The Super Bowl is over and I’m not nearly as happy as I was last year when my beloved Philadelphia Eagles won the whole enchilada and accepted the Vince Lombardi trophy as choruses of boos rained down on NFL Commissioner, Roger Goodell. This year I was glad that my other fave team, the L.A. Rams, were in it. FYI, I don’t mean “in it” as though they played well, I mean,” in it,” as though they happened to be in the building. The Patriots won, 13-3, in what is the most boring thing I’ve ever seen on television … if you don’t count the halftime show, starring Adam Levine and Maroon 5. (I hope they get marooned on an island before next year’s Super Bowl, so I don’t have to watch them again.)

 

Even worse than the fact that The Rams lost was the fact that I watched them lose at the home of a Patriots’ fan … which is about as much fun as having a Passover Seder at Mel Gibson’s house.

 

I hate the Patriots the same way normal people do. And by “normal people” I mean everyone in the country outside of Boston. (The Cowboys used to be more odious than the Patriots, but since the Cowboys don’t win shit anymore, they’re far less offensive than the Pats.)

 

How do I hate the Patriots? Let me count the ways. First off, let’s start with the coach, Bill Belichick. Yes, he’s a brilliant coach, maybe the best ever. But being both a brilliant coach and total asshole are not mutually exclusive.  It’s not just Belichick’s arrogance or smugness or scowling that drive me crazy, it’s his wardrobe. – I’m not style-shaming, but I seem to be genetically programmed to judge a person for what the wear. It takes a lot for me to get past that to find out if they might be a good person (i.e., Mother Teresa. On first glance unimpressed. Faded stripes and ill-fitting hat. But once I got to know her, WOW! What a woman.) So, I say to Bill Belichick, “lose the hoodie! You’re a sixty-six year -old man, not a teenager. And what made you think that cutting the sleeves off would make it look better. You honestly can’t tell me that you looked in the mirror and said, ‘Sweet! Lookin’ good today, Bill. Ready to take on the world?’”

 

I’m also over the Gronk, and his dancing and his Neanderthalness. I feel like he’s constantly auditioning for the touring company of Dancing with the Stars. And, unless you’re a drunken co-ed on spring break, knuckle-dragging isn’t considered cute.

 

I’m even bored with the game’s MVP, Julian Edelman, and his homeless guy beard, and his little-man-in-your-face bravado, and his underneath patterns, which he runs because he doesn’t have the speed to go deep. I can cut Julian some slack though, because of his Jewish Hall-of-Fame bona fides … not something a lot of athletes have. (see my entry. “Jews in Sports”)

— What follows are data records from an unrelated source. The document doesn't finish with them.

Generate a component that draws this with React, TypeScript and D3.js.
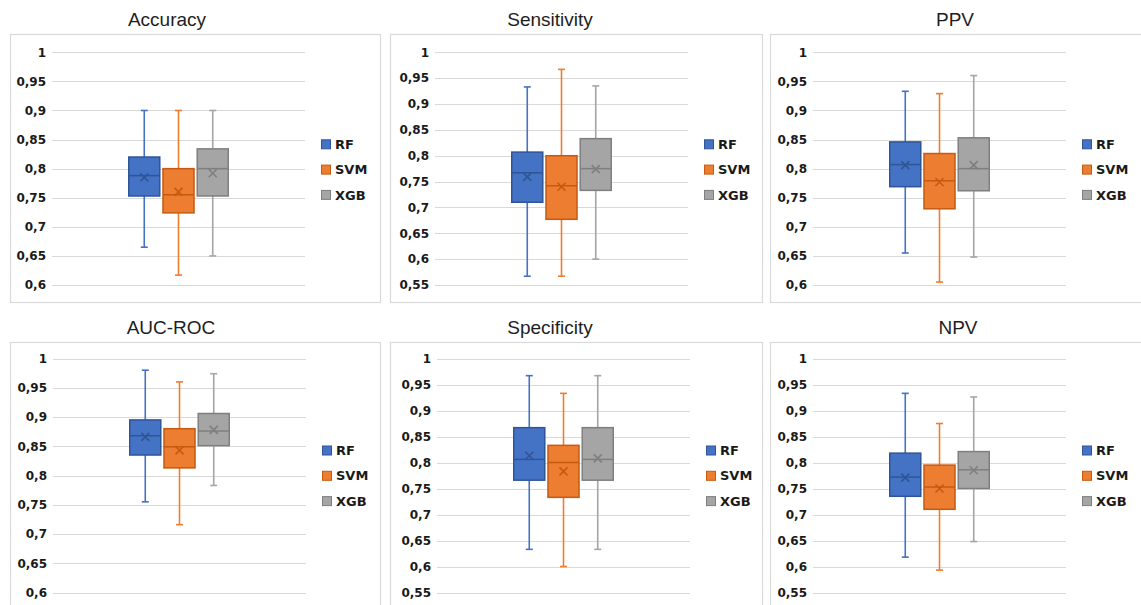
import React from "react";
import * as d3 from "d3";

// Metrics shown, one panel each (row-major order)
const metrics = ["Accuracy", "Sensitivity", "PPV", "AUC-ROC", "Specificity", "NPV"];
const models = ["RF", "SVM", "XGB"];

// Lower limit of each panel's value axis (upper limit is 1)
const axisMin = [0.6, 0.55, 0.6, 0.6, 0.55, 0.55];

// Five-number summaries and means per metric, in model order RF, SVM, XGB
const whiskerLow = [
  [0.665, 0.617, 0.65],
  [0.567, 0.567, 0.6],
  [0.655, 0.605, 0.648],
  [0.755, 0.716, 0.783],
  [0.633, 0.6, 0.633],
  [0.618, 0.593, 0.648],
];
const quartile1 = [
  [0.753, 0.724, 0.753],
  [0.71, 0.677, 0.733],
  [0.769, 0.731, 0.762],
  [0.835, 0.813, 0.851],
  [0.766, 0.733, 0.766],
  [0.735, 0.71, 0.75],
];
const medians = [
  [0.788, 0.755, 0.8],
  [0.767, 0.742, 0.775],
  [0.807, 0.779, 0.8],
  [0.868, 0.849, 0.876],
  [0.806, 0.8, 0.806],
  [0.772, 0.753, 0.786],
];
const quartile3 = [
  [0.82, 0.8, 0.834],
  [0.807, 0.8, 0.833],
  [0.846, 0.826, 0.853],
  [0.895, 0.88, 0.906],
  [0.867, 0.833, 0.867],
  [0.818, 0.795, 0.821],
];
const whiskerHigh = [
  [0.9, 0.9, 0.9],
  [0.933, 0.967, 0.935],
  [0.933, 0.929, 0.96],
  [0.98, 0.96, 0.974],
  [0.967, 0.933, 0.967],
  [0.933, 0.875, 0.926],
];
const means = [
  [0.785, 0.76, 0.792],
  [0.759, 0.74, 0.774],
  [0.806, 0.777, 0.806],
  [0.866, 0.843, 0.878],
  [0.813, 0.783, 0.808],
  [0.771, 0.75, 0.785],
];

// Panel geometry
const frameX = [10, 390, 770];
const frameW = [370, 372, 390];
const plotLeftTop = [52, 435, 813];
const plotLeftBottom = [53, 437, 813];
const titleX = [167, 550, 955, 171, 550, 958];
const rows = [
  { frameY: 34, frameH: 268, titleY: 26, plotTop: 52.3, plotBottom: 285 },
  { frameY: 342, frameH: 300, titleY: 334, plotTop: 358.5, plotBottom: 592.5 },
];
const plotWidth = 253;

const fills: Record<string, string> = { RF: "#4472C4", SVM: "#ED7D31", XGB: "#A5A5A5" };
const borders: Record<string, string> = { RF: "#2F5597", SVM: "#C55A11", XGB: "#7F7F7F" };

const fmt = (v: number) => {
  const s = d3.format(".2~f")(v);
  return s.replace(".", ",");
};

function Panel({ idx }: { idx: number }) {
  const row = rows[Math.floor(idx / 3)];
  const col = idx % 3;
  const left = idx < 3 ? plotLeftTop[col] : plotLeftBottom[col];
  const right = left + plotWidth;
  const y = d3.scaleLinear().domain([axisMin[idx], 1]).range([row.plotBottom, row.plotTop]);
  const ticks = d3.range(Math.round((1 - axisMin[idx]) / 0.05) + 1).map((i) => +(axisMin[idx] + i * 0.05).toFixed(2));
  const cx = (left + right) / 2;
  const x = d3.scaleBand().domain(models).range([cx - 50.5, cx + 50.5]).paddingInner(0.05);
  const bw = x.bandwidth();
  const cap = 7;
  const mk = 4;
  const legendX = right + 16;
  const legendY0 = row.plotTop + 92;

  return (
    <g>
      <rect x={frameX[col] + 0.5} y={row.frameY + 0.5} width={frameW[col]} height={row.frameH}
        fill="#fff" stroke="#d9d9d9" strokeWidth={1.2} />
      <text x={titleX[idx]} y={row.titleY} textAnchor="middle"
        fontFamily="'Liberation Sans', Arial, sans-serif" fontSize={19} fill="#1e1e1e">
        {metrics[idx]}
      </text>
      {ticks.map((t) => (
        <g key={t}>
          <line x1={left} x2={right} y1={Math.round(y(t)) + 0.5} y2={Math.round(y(t)) + 0.5}
            stroke="#d9d9d9" strokeWidth={1} />
          <text x={left - 6} y={y(t)} dy="0.36em" textAnchor="end"
            fontFamily="'DejaVu Sans', sans-serif" fontWeight="bold" fontSize={12} fill="#1a1a1a">
            {fmt(t)}
          </text>
        </g>
      ))}
      {models.map((m, j) => {
        const x0 = x(m) as number;
        const xc = x0 + bw / 2;
        const lo = whiskerLow[idx][j];
        const hi = whiskerHigh[idx][j];
        const q1 = quartile1[idx][j];
        const q3 = quartile3[idx][j];
        const md = medians[idx][j];
        const mn = means[idx][j];
        return (
          <g key={m}>
            <line x1={xc} x2={xc} y1={y(hi)} y2={y(q3)} stroke={fills[m]} strokeWidth={1.6} />
            <line x1={xc} x2={xc} y1={y(q1)} y2={y(lo)} stroke={fills[m]} strokeWidth={1.6} />
            <line x1={xc - cap / 2} x2={xc + cap / 2} y1={y(hi)} y2={y(hi)} stroke={fills[m]} strokeWidth={1.6} />
            <line x1={xc - cap / 2} x2={xc + cap / 2} y1={y(lo)} y2={y(lo)} stroke={fills[m]} strokeWidth={1.6} />
            <rect x={x0 + 0.75} y={y(q3)} width={bw - 1.5} height={y(q1) - y(q3)}
              fill={fills[m]} stroke={borders[m]} strokeWidth={1.5} />
            <line x1={x0 + 0.75} x2={x0 + bw - 0.75} y1={y(md)} y2={y(md)} stroke={borders[m]} strokeWidth={1.5} />
            <path d={`M${xc - mk},${y(mn) - mk}L${xc + mk},${y(mn) + mk}M${xc - mk},${y(mn) + mk}L${xc + mk},${y(mn) - mk}`}
              stroke={borders[m]} strokeWidth={1.6} fill="none" />
          </g>
        );
      })}
      {models.map((m, j) => (
        <g key={m} transform={`translate(${legendX},${legendY0 + j * 25.3})`}>
          <rect x={0.5} y={-4.5} width={9} height={9} fill={fills[m]} stroke={borders[m]} strokeWidth={1} />
          <text x={14} y={0} dy="0.36em" fontFamily="'DejaVu Sans', sans-serif" fontWeight="bold"
            fontSize={13} fill="#1a1a1a">
            {m}
          </text>
        </g>
      ))}
    </g>
  );
}

export default function App() {
  return (
    <svg width={1141} height={605} style={{ position: "absolute", left: 0, top: 0, background: "#fff" }}>
      <rect width={1141} height={605} fill="#fff" />
      {metrics.map((_, i) => (
        <Panel key={i} idx={i} />
      ))}
    </svg>
  );
}
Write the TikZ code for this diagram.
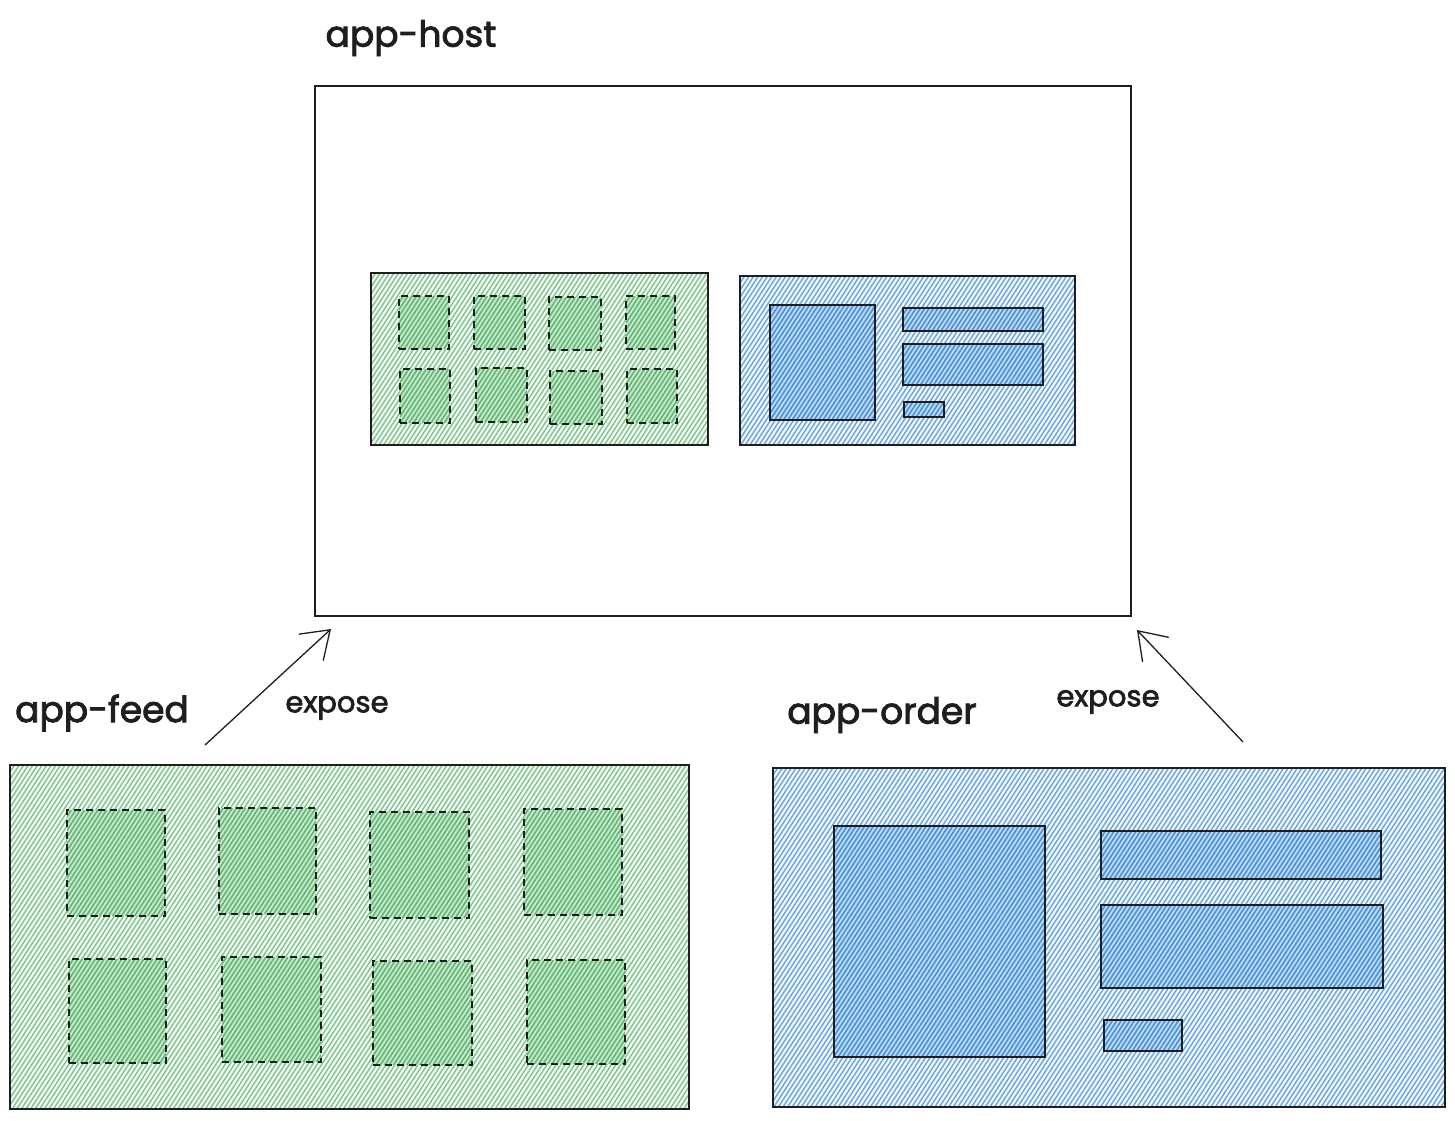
\documentclass[tikz,border=0pt]{standalone}
\usepackage{fontspec}
\setmainfont{Poppins}[FakeBold=2.4]
\usetikzlibrary{fit,calc,arrows.meta}
\definecolor{hgreen}{RGB}{80,176,98}
\definecolor{hblue}{RGB}{52,134,214}
\definecolor{ink}{RGB}{30,30,30}
\tikzset{
  frame/.style={draw=ink, line width=1.3pt, inner sep=0pt, outer sep=0pt},
  tileframe/.style={draw=ink, line width=1.3pt, dash pattern=on 7pt off 5pt, inner sep=0pt, outer sep=0pt},
  title/.style={font=\fontsize{36}{36}\selectfont, text=ink, inner sep=0pt},
  small/.style={font=\fontsize{29}{29}\selectfont, text=ink, inner sep=0pt},
  link/.style={draw=ink, line width=1.3pt, -{Straight Barb[length=26pt,width=36pt,line width=1.3pt]}}
}
% hatch: x1 y1 x2 y2 colour step linewidth
\newcommand\hatch[7]{%
 \begin{scope}
  \clip (#1,#2) rectangle (#3,#4);
  \pgfmathsetmacro\hd{(#4-#2)*0.649}%
  \pgfmathsetmacro\hs{#1-\hd}%
  \pgfmathsetmacro\hn{#1-\hd+#6}%
  \foreach \t in {\hs,\hn,...,#3} \draw[draw=#5, line width=#7] (\t,#4) -- ++(\hd,#2-#4);
 \end{scope}}
% outer box: name x1 y1 x2 y2 colour
\newcommand\outerbox[6]{%
 \fill[#6!6] (#2,#3) rectangle (#4,#5);
 \hatch{#2}{#3}{#4}{#5}{#6!74}{4.6}{1.4pt}
 \node[frame, fit={(#2,#3) (#4,#5)}] (#1) {};}
% tile: style name x1 y1 x2 y2 colour
\newcommand\tile[7]{%
 \fill[#7!30] (#3,#4) rectangle (#5,#6);
 \hatch{#3}{#4}{#5}{#6}{#7!90}{4.4}{1.6pt}
 \node[#1, fit={(#3,#4) (#5,#6)}] (#2) {};}
\begin{document}
\begin{tikzpicture}[x=1pt,y=-1pt]
\useasboundingbox[fill=white] (0,0) rectangle (1455,1120);
% host
\node[title] (hostlbl) at (411,38) {app-host};
\node[frame, line width=1.1pt, fit={(315,86) (1131,616)}] (host) {};
% inner green
\outerbox{hfeed}{371}{273}{708}{445}{hgreen}
\tile{tileframe}{hf1}{399}{296}{449}{349}{hgreen}
\tile{tileframe}{hf2}{474}{296}{525}{349}{hgreen}
\tile{tileframe}{hf3}{549}{297}{601}{350}{hgreen}
\tile{tileframe}{hf4}{626}{296}{675}{349}{hgreen}
\tile{tileframe}{hf5}{400}{369}{450}{423}{hgreen}
\tile{tileframe}{hf6}{476}{368}{527}{422}{hgreen}
\tile{tileframe}{hf7}{550}{371}{602}{424}{hgreen}
\tile{tileframe}{hf8}{627}{369}{677}{423}{hgreen}
% inner blue
\outerbox{horder}{740}{276}{1075}{445}{hblue}
\tile{frame}{ho1}{770}{305}{875}{420}{hblue}
\tile{frame}{ho2}{903}{308}{1043}{331}{hblue}
\tile{frame}{ho3}{903}{344}{1043}{385}{hblue}
\tile{frame}{ho4}{904}{402}{944}{417}{hblue}
% feed
\node[title] (feedlbl) at (102,713) {app-feed};
\node[small] (exp1) at (337,708) {expose};
\outerbox{feed}{10}{765}{689}{1109}{hgreen}
\tile{tileframe}{f1}{67}{810}{165}{916}{hgreen}
\tile{tileframe}{f2}{219}{808}{316}{914}{hgreen}
\tile{tileframe}{f3}{370}{812}{469}{918}{hgreen}
\tile{tileframe}{f4}{524}{809}{622}{915}{hgreen}
\tile{tileframe}{f5}{69}{959}{166}{1063}{hgreen}
\tile{tileframe}{f6}{222}{957}{321}{1062}{hgreen}
\tile{tileframe}{f7}{373}{961}{472}{1065}{hgreen}
\tile{tileframe}{f8}{527}{960}{625}{1064}{hgreen}
% order
\node[title] (orderlbl) at (882,715) {app-order};
\node[small] (exp2) at (1108,702) {expose};
\outerbox{order}{773}{768}{1445}{1107}{hblue}
\tile{frame}{o1}{834}{826}{1045}{1057}{hblue}
\tile{frame}{o2}{1101}{831}{1381}{879}{hblue}
\tile{frame}{o3}{1101}{905}{1383}{988}{hblue}
\tile{frame}{o4}{1104}{1020}{1182}{1051}{hblue}
% arrows
\coordinate (a1s) at ($(feed.north west)+(195,-20)$);
\coordinate (a1e) at ($(host.south west)+(16,13)$);
\coordinate (a2s) at ($(order.north east)+(-202,-26)$);
\coordinate (a2e) at ($(host.south east)+(6,14)$);
\draw[link] (a1s) -- (a1e);
\draw[link] (a2s) -- (a2e);
\end{tikzpicture}
\end{document}
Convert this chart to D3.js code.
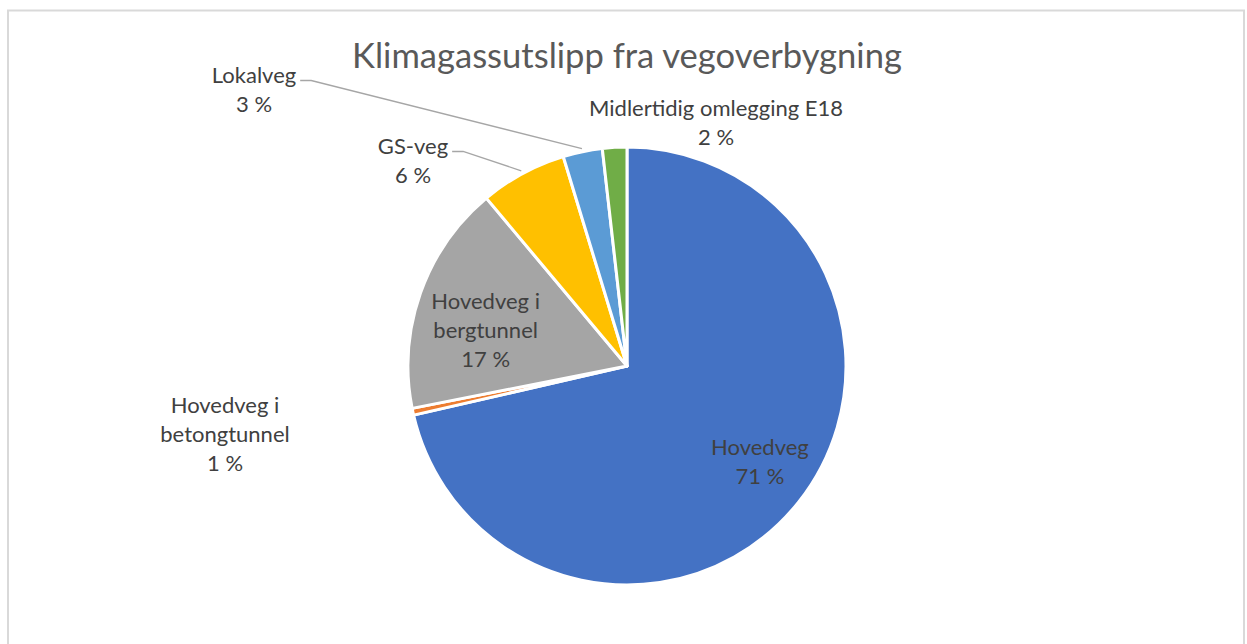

And then there’s Tom Brady, the cheater. He of the deflated balls. Tom Brady is movie star handsome, the best QB ever, has a million- dollar smile, a gazillion dollar bank account and a supermodel wife.

I can only pray that he suffers the heartbreak of psoriasis, restless leg syndrome, and has sold his soul to the devil and in the afterlife, he have to spend eternity playing back up to Peyton Manning.

 

So, in closing: no question – Yes, Belichick & Brady’s Patriots are the best team ever. And yes, I’ll miss them when they’re gone. But I’ll be happy to be missing them … soon.